The chief executive of The Co-Operative Group, Peter Marks, was standing immediately opposite a banker when he delivered his address extolling the virtues of ethics in business at the latest ITT Odyssey supper at the House of Commons.
In fact, the bank employee was from RBS, the very institution that thanks to its former chief, the now not Sir Fred Goodwin, became the bete noir for an anti-capitalist movement reinvigorated by the credit crunch and the corporate largesse and poor governance it exposed.
In the end, while his fellow diner came in for a bit of gentle ribbing, Marks was pretty pragmatic about how business and ethics can be bedfellows. And he admitted that even the Co-op, which took a step away from travel last year by agreeing a retail joint venture with Thomas Cook, had to balance commercial reality.

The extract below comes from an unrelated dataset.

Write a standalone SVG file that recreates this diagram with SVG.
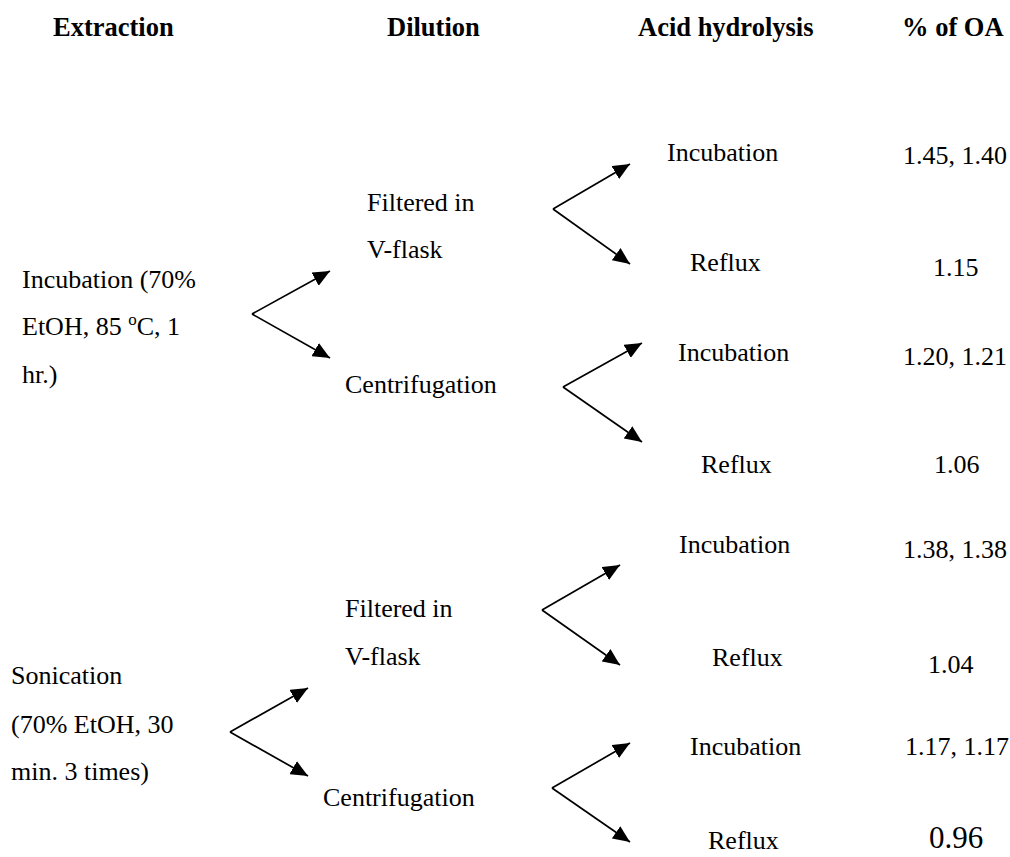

But he insisted that ultimately all enterprises have a moral duty beyond just the requirement to generate shareholder value.
Marks, who has worked for the Co-op for 45 years, admitted that before he rose to the top of the organisation it was on the road to ruin as competitors, particularly in the supermarket sector, became increasingly efficient and ate into a market share which peaked at 25% but had slumped to just 4.5% before United Co-op merged with The Cooperative Group in 2007.
“The organisation lacked commercial edge, lacked investment. It was great at ethics but it was bloody awful at retail,” he said. “Unless you mix ethics with great retailing skills – the right product at the right price at the right time – then you are dead in the water because people don’t buy ethics, they buy products.”
This hard-nosed business attitude led to the buyout of Somerfield in 2009, following the move to unify the Co-operative movement under one master brand to give it the scale it needed to be ethical but also competitive.
Marks admitted that before the official unification, the Co-operative movement “rarely co-operated and never moved”, due to the complex nature of its many regional boards of directors, democratic constitution and related cost structures.
“When I stood up and said we need to become one society, that went down like a lead balloon. Having said that when faced with the facts it was plainly obvious what was going to happen; we were going to be the next Woolworths. We had to change and we had to change quickly.
“Eventually we got there. We have not yet got one co-operative society but we now have 90% of the co-operative organisations in the UK in one organisation.”
While Marks admitted the Somerfield deal was “painful”, it propelled the Co-op away from being an also-ran in the grocery sector. And he said the same is true in the banking sector, where the Co-op is also seeking scale after its bank came through the recession “with flying colours”.
Should a deal for the Co-op bank to buy 630 Lloyds branches go through, Marks believes the banking sector as a whole would benefit. “In a low interest rate environment it’s very difficult to make money in banking, but strategically it’s absolutely the right thing for the consumer. It would be fantastic for the banking industry. What we have to do is measure the risk.”
So where does all this leave travel? Marks admitted that the Co-op could not be everything to everyone and simply did not have the access to capital to make every one of its disparate divisions a success.
“I believe to run a successful organisation you need to have a laser focus on all your businesses. We are going to have to decide as an organisation what it is we are trying to be because most of those businesses we are in for historical rather than strategic reasons.”
Marks called the joint venture deal with Thomas Cook “fantastic”, but admitted he had a harder time getting it past his board of directors that the £2 billion Somerfield buy-out.
“Undertsandably they were worried about the brand, they were worried it would be diluted because of values and ethics but they were persuaded because Thomas Cook is a brand of heritage, it was not just a money-making machine. The consuming public trust Thomas Cook, it’s the number two travel brand in the world and it will survive and it will thrive, I promise you.”
Questioned why a £14 billion business like the Co-op couldn’t make travel retailing work, possibly by going down the vertically integrated route and acquiring businesses to mirror the scale of its food retail division, Marks returned to an earlier theme.
“It’s partly to do with trying to be everything to everyone. We have to make tough choices and it was about scale. As a travel agent we are in a high volume, low margin business. We were not making that much money and when we looked at the prospect of whether we could make much more money over the next few years the answer was no. It was going to be very difficult and the business case for the joint venture was compelling.
“It was very painful but one of the things that eased the pain was the protection of 3,000 jobs that were at stake. This deal protected those 3,000 jobs.”
Marks now sits on the Cook/Co-op joint venture’s board and, while he is only one voice in that boardroom, he will undoubtedly be bringing his ethical business stance to bear on a company he believes, despite its recent much-publicised financial difficulties, has a strong future ahead of it.
And he insists that the approach of the Co-operative could deliver benefits for other companies.
“In a Plc there is one goal, shareholder value, that’s it. In my [Co-op] boardroom I have 20 directors who have 20 different goals, some are ethical some are commercial. Often I will submit a business case to our board that generates business and they will say: ‘that’s all very well but what about ethics’.
“That’s frustrating, however it’s good as it creates the tension in the boardroom that means CEOs like me cannot just go running off. If these stresses and strains had been around in some other major Plc boardrooms we might not be where we are at the moment.”